Knitting Taught Me To Accept My Imperfections As A Mom

hands-knitting

For months after my second daughter was born, I painstakingly knitted a pair of socks with a tiny set of knitting needles. But I couldn’t stand any dropped stitches or other mistakes, and I ended up unraveling and starting over again so many times, I eventually gave up.

The tiny socks, in various forms of incompletion, stuck in the back of my closet, haunted me.. At the time I was staying at home with my two young daughters, an infant and a 3-year-old. Unused to handling multiple children, I was often in tears out of frustration. There was near-constant screaming as the baby cried to be breastfed, and wails  from my toddler who wanted more of my attention.

I wanted to be there for both of them 110 percent of the time. As a kid, I was the child who would chuck an entire drawing if there was a mistake, who would enter art contests and cry inconsolably if I won less then first prize. I spent hours painstakingly perfecting the rise of a horse’s nostril and its intricate muscles in third grade. And the world rewarded me for this perfectionism, too. I won academic awards, a dozen scholarships, a full-tuition ride to my first university, and acceptance into very prestigious undergraduate university and master’s program.

Part of why I wanted to give up on knitting was that the validation came in slow repetition of quiet work the reward was the work itself. I had a hard time giving in to the peacefulness of doing something quietly, with no expectation other than to make something in and of itself. My mistakes glared at me every time I forget a stick or counted the wrong number of stitches on a pattern. Every sock I made seemed to reflect that I had always been imperfect, and maybe, deep inside, unworthy of the  rewards I had earned.

Now caught in the throes of screaming, potty accidents, tantrums, and projectile pooping from the baby, I was in a world I had never encountered. Although I have a very supportive spouse and family, I felt like I was in a vacuum, helpless during the day. ”How am I going to do this?” I would say to myself every morning. ”And what mistakes am I making that will harm my children?”

I wanted to offer everything to my children that I thought they deserved: peaceful parenting while teaching self-discipline, only organic, non-sugary, unprocessed food, exclusive breastfeeding. I set the bar high, and when I was weeping on the floor with toys around my feet, I felt I would never live up to it.

Now pregnant with my third child, I understand that perfectionism is a my worst enemy. Not only do I not have time to make everything perfect, but it is an unhealthy way of behaving that teaches my daughters not to believe in themselves. But it took a friend to introduce me to a beautiful way of knitting that helped teach me this.

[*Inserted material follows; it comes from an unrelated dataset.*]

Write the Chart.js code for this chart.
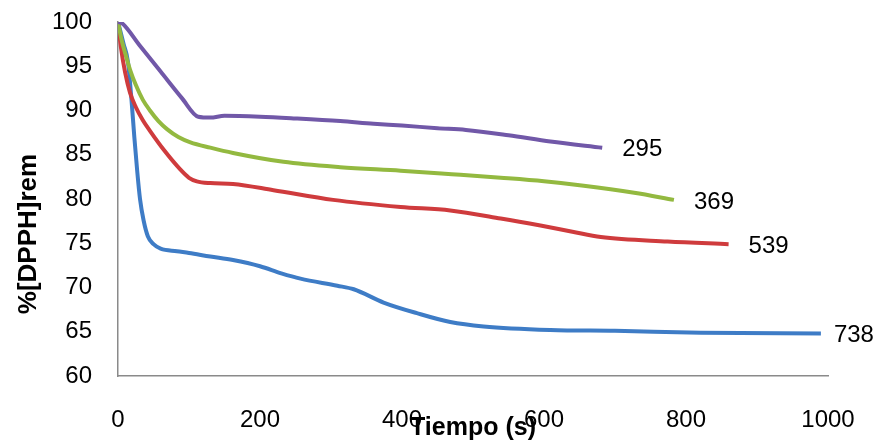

At a small knitting meet up a year after my second daughter was born, she showed me the gorgeous, chunky scarfs that she could whip out in a night’s worth of working. Any mistakes she made were hidden, and seemed part of the artful texture of the piece. The secret: larger needles, bigger yarn, and the willingness to talk and socialize while you knit.

I tried it. Suddenly, I could laugh, multi-task, and enjoy knitting. I was relaxing. Recently, I began knitting a chunky baby blanket for my third baby, and I was surprised to look down while I was knitting in the doctor’s waiting room to see how much I had completed. Something in me had changed.

I remember when my first daughter was born how hard it was to just be, to take in the smell of her hair, to hold and rock her without thinking. There was always something to do, something to worry over in my mind until it followed me to sleep and crept into my dreams. What was the sore on her bottom? Is she getting enough calcium? Is she walking okay? Is she bruised on her left arm from a fall that I didn’t see? I should ask her preschool. The questions I asked myself would not stop.

The repetition of knitting, however, somehow taught me to give in to the moment, to be mindful of an action while letting go of thought. Thoughts are useful, and certainly a portion of a mother’s worry can be useful as well to problem-solving. But quality of life should be more important that a mother’s aim at perfectionism and a hovering sense of nature.

It took me a long time, but now I can laugh with my children on the floor without worry seeping into my thoughts, can lay with them on the coach and think of nothing but their soft bodies that I keep warm. If there are any rewards I receive from motherhood, this is it – motherhood itself.